TASK TO COMPLETE — Go through the data below and copy it exactly, skipping every picture.
%%
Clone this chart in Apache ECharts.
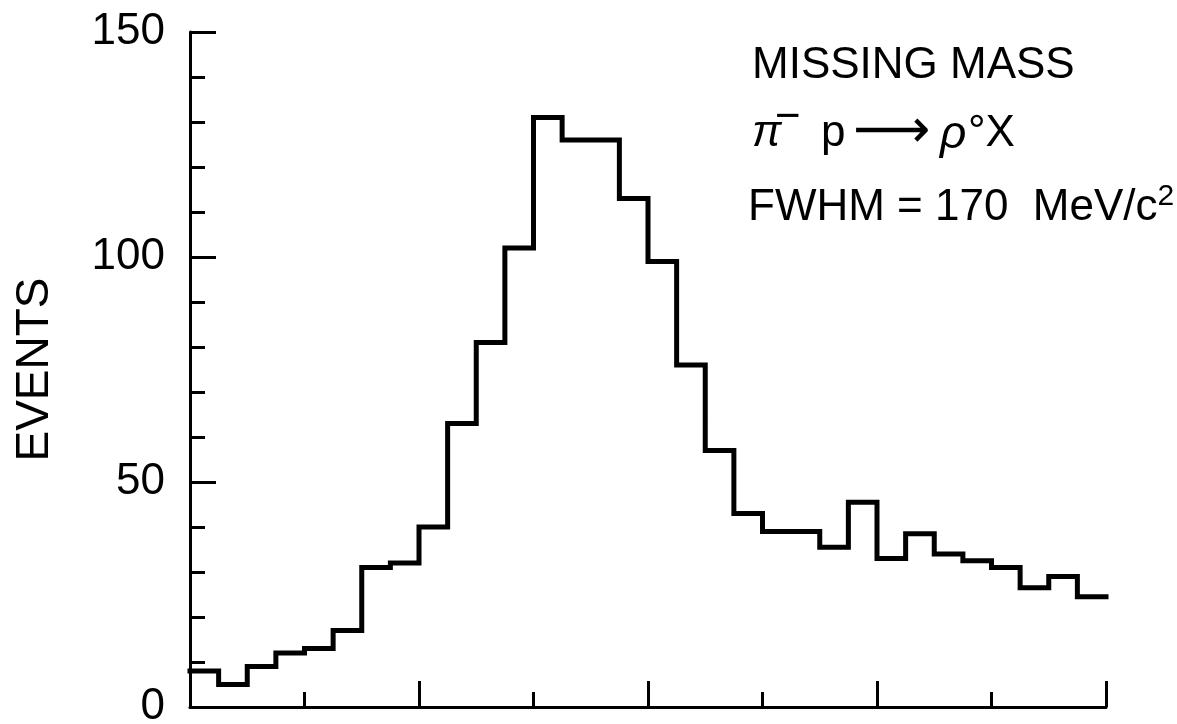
<!DOCTYPE html>
<html>
<head>
<meta charset="utf-8">
<script src="https://cdn.jsdelivr.net/npm/echarts@6/dist/echarts.min.js"></script>
<style>
html,body{margin:0;padding:0;background:#fff;}
#chart{width:1177px;height:724px;}
</style>
</head>
<body>
<div id="chart"></div>
<script>
// Histogram bin values (32 bins, missing mass)
const binValues = [8, 5, 9, 12, 13, 17, 31, 32, 40, 63, 81, 102, 131, 126, 126, 113,
                   99, 76, 57, 43, 39, 39, 35.5, 45.5, 33, 38.5, 34, 32.5, 31, 26.5, 29, 24.5];
const binEdges = Array.from({length: binValues.length + 1}, (_, i) => i);
const yTickLabels = ['0', '50', '100', '150'];
const yAxisTitle = 'EVENTS';
const annotationTitle = 'MISSING MASS';
const reactionParts = ['π', '−', 'p', '⟶', 'ρ', '°X'];
const fwhmText = 'FWHM = 170  MeV/c';
const fwhmSup = '2';

const points = binEdges.map((e, i) => [e, binValues[Math.min(i, binValues.length - 1)]]);

const FONT = '"Liberation Sans", Arial, sans-serif';
const chart = echarts.init(document.getElementById('chart'), null, {renderer: 'canvas'});

chart.setOption({
  backgroundColor: '#ffffff',
  animation: false,
  grid: {left: 190, right: 71, top: 32, bottom: 17, containLabel: false, outerBoundsMode: 'none'},
  xAxis: [
    {type: 'value', min: 0, max: binValues.length, interval: 4, position: 'bottom',
     axisLine: {show: true, onZero: false, lineStyle: {color: '#000', width: 3}},
     axisTick: {show: true, inside: true, length: 15, lineStyle: {color: '#000', width: 3}},
     axisLabel: {show: false}, splitLine: {show: false}},
    {type: 'value', min: 0, max: binValues.length, interval: 8, position: 'bottom',
     axisLine: {show: false},
     axisTick: {show: true, inside: true, length: 26, lineStyle: {color: '#000', width: 3}},
     axisLabel: {show: false}, splitLine: {show: false}}
  ],
  yAxis: [
    {type: 'value', min: 0, max: 150, interval: 10, position: 'left',
     axisLine: {show: true, onZero: false, lineStyle: {color: '#000', width: 3}},
     axisTick: {show: true, inside: true, length: 15, lineStyle: {color: '#000', width: 3}},
     axisLabel: {show: false}, splitLine: {show: false}},
    {type: 'value', min: 0, max: 150, interval: 50, position: 'left', offset: 0,
     name: yAxisTitle, nameLocation: 'middle', nameRotate: 90, nameGap: 132,
     nameTextStyle: {fontFamily: FONT, fontSize: 46, color: '#000'},
     axisLine: {show: false},
     axisTick: {show: true, inside: true, length: 26, lineStyle: {color: '#000', width: 3}},
     axisLabel: {show: true, margin: 25, fontFamily: FONT, fontSize: 44, color: '#000',
       formatter: function (v) { const s = String(v); return yTickLabels.indexOf(s) >= 0 ? s : ''; }},
     splitLine: {show: false}}
  ],
  series: [{
    type: 'line', xAxisIndex: 0, yAxisIndex: 0, step: 'end', data: points,
    symbol: 'none', lineStyle: {color: '#000', width: 5, join: 'miter', cap: 'square'}
  }],
  graphic: [
    {type: 'text', left: 752, top: 44,
     style: {text: annotationTitle, font: '44px ' + FONT, fill: '#000'}},
    {type: 'text', left: 752, top: 112,
     style: {text: reactionParts[0], font: 'italic 44px ' + FONT, fill: '#000'}},
    {type: 'text', left: 775, top: 96,
     style: {text: reactionParts[1], font: '44px ' + FONT, fill: '#000'}},
    {type: 'text', left: 821, top: 112,
     style: {text: reactionParts[2], font: '44px ' + FONT, fill: '#000'}},
    {type: 'text', left: 853, top: 106,
     style: {text: reactionParts[3], font: '54px "DejaVu Sans", sans-serif', fill: '#000'}},
    {type: 'text', left: 940, top: 112,
     style: {text: reactionParts[4], font: 'italic 46px ' + FONT, fill: '#000'}},
    {type: 'text', left: 968, top: 112,
     style: {text: reactionParts[5], font: '44px ' + FONT, fill: '#000'}},
    {type: 'text', left: 748, top: 182,
     style: {
       text: '{n|' + fwhmText + '}{sup|' + fwhmSup + '}',
       rich: {
         n: {fontFamily: FONT, fontSize: 44, fill: '#000'},
         sup: {fontFamily: FONT, fontSize: 30, fill: '#000', padding: [0, 0, 22, 0]}
       }
     }}
  ]
});
</script>
</body>
</html>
%%
EXPECTED ANSWER —
Clone this chart in Apache ECharts.
<!DOCTYPE html>
<html>
<head>
<meta charset="utf-8">
<script src="https://cdn.jsdelivr.net/npm/echarts@6/dist/echarts.min.js"></script>
<style>
html,body{margin:0;padding:0;background:#fff;}
#chart{width:1177px;height:724px;}
</style>
</head>
<body>
<div id="chart"></div>
<script>
// Histogram bin values (32 bins, missing mass)
const binValues = [8, 5, 9, 12, 13, 17, 31, 32, 40, 63, 81, 102, 131, 126, 126, 113,
                   99, 76, 57, 43, 39, 39, 35.5, 45.5, 33, 38.5, 34, 32.5, 31, 26.5, 29, 24.5];
const binEdges = Array.from({length: binValues.length + 1}, (_, i) => i);
const yTickLabels = ['0', '50', '100', '150'];
const yAxisTitle = 'EVENTS';
const annotationTitle = 'MISSING MASS';
const reactionParts = ['π', '−', 'p', '⟶', 'ρ', '°X'];
const fwhmText = 'FWHM = 170  MeV/c';
const fwhmSup = '2';

const points = binEdges.map((e, i) => [e, binValues[Math.min(i, binValues.length - 1)]]);

const FONT = '"Liberation Sans", Arial, sans-serif';
const chart = echarts.init(document.getElementById('chart'), null, {renderer: 'canvas'});

chart.setOption({
  backgroundColor: '#ffffff',
  animation: false,
  grid: {left: 190, right: 71, top: 32, bottom: 17, containLabel: false, outerBoundsMode: 'none'},
  xAxis: [
    {type: 'value', min: 0, max: binValues.length, interval: 4, position: 'bottom',
     axisLine: {show: true, onZero: false, lineStyle: {color: '#000', width: 3}},
     axisTick: {show: true, inside: true, length: 15, lineStyle: {color: '#000', width: 3}},
     axisLabel: {show: false}, splitLine: {show: false}},
    {type: 'value', min: 0, max: binValues.length, interval: 8, position: 'bottom',
     axisLine: {show: false},
     axisTick: {show: true, inside: true, length: 26, lineStyle: {color: '#000', width: 3}},
     axisLabel: {show: false}, splitLine: {show: false}}
  ],
  yAxis: [
    {type: 'value', min: 0, max: 150, interval: 10, position: 'left',
     axisLine: {show: true, onZero: false, lineStyle: {color: '#000', width: 3}},
     axisTick: {show: true, inside: true, length: 15, lineStyle: {color: '#000', width: 3}},
     axisLabel: {show: false}, splitLine: {show: false}},
    {type: 'value', min: 0, max: 150, interval: 50, position: 'left', offset: 0,
     name: yAxisTitle, nameLocation: 'middle', nameRotate: 90, nameGap: 132,
     nameTextStyle: {fontFamily: FONT, fontSize: 46, color: '#000'},
     axisLine: {show: false},
     axisTick: {show: true, inside: true, length: 26, lineStyle: {color: '#000', width: 3}},
     axisLabel: {show: true, margin: 25, fontFamily: FONT, fontSize: 44, color: '#000',
       formatter: function (v) { const s = String(v); return yTickLabels.indexOf(s) >= 0 ? s : ''; }},
     splitLine: {show: false}}
  ],
  series: [{
    type: 'line', xAxisIndex: 0, yAxisIndex: 0, step: 'end', data: points,
    symbol: 'none', lineStyle: {color: '#000', width: 5, join: 'miter', cap: 'square'}
  }],
  graphic: [
    {type: 'text', left: 752, top: 44,
     style: {text: annotationTitle, font: '44px ' + FONT, fill: '#000'}},
    {type: 'text', left: 752, top: 112,
     style: {text: reactionParts[0], font: 'italic 44px ' + FONT, fill: '#000'}},
    {type: 'text', left: 775, top: 96,
     style: {text: reactionParts[1], font: '44px ' + FONT, fill: '#000'}},
    {type: 'text', left: 821, top: 112,
     style: {text: reactionParts[2], font: '44px ' + FONT, fill: '#000'}},
    {type: 'text', left: 853, top: 106,
     style: {text: reactionParts[3], font: '54px "DejaVu Sans", sans-serif', fill: '#000'}},
    {type: 'text', left: 940, top: 112,
     style: {text: reactionParts[4], font: 'italic 46px ' + FONT, fill: '#000'}},
    {type: 'text', left: 968, top: 112,
     style: {text: reactionParts[5], font: '44px ' + FONT, fill: '#000'}},
    {type: 'text', left: 748, top: 182,
     style: {
       text: '{n|' + fwhmText + '}{sup|' + fwhmSup + '}',
       rich: {
         n: {fontFamily: FONT, fontSize: 44, fill: '#000'},
         sup: {fontFamily: FONT, fontSize: 30, fill: '#000', padding: [0, 0, 22, 0]}
       }
     }}
  ]
});
</script>
</body>
</html>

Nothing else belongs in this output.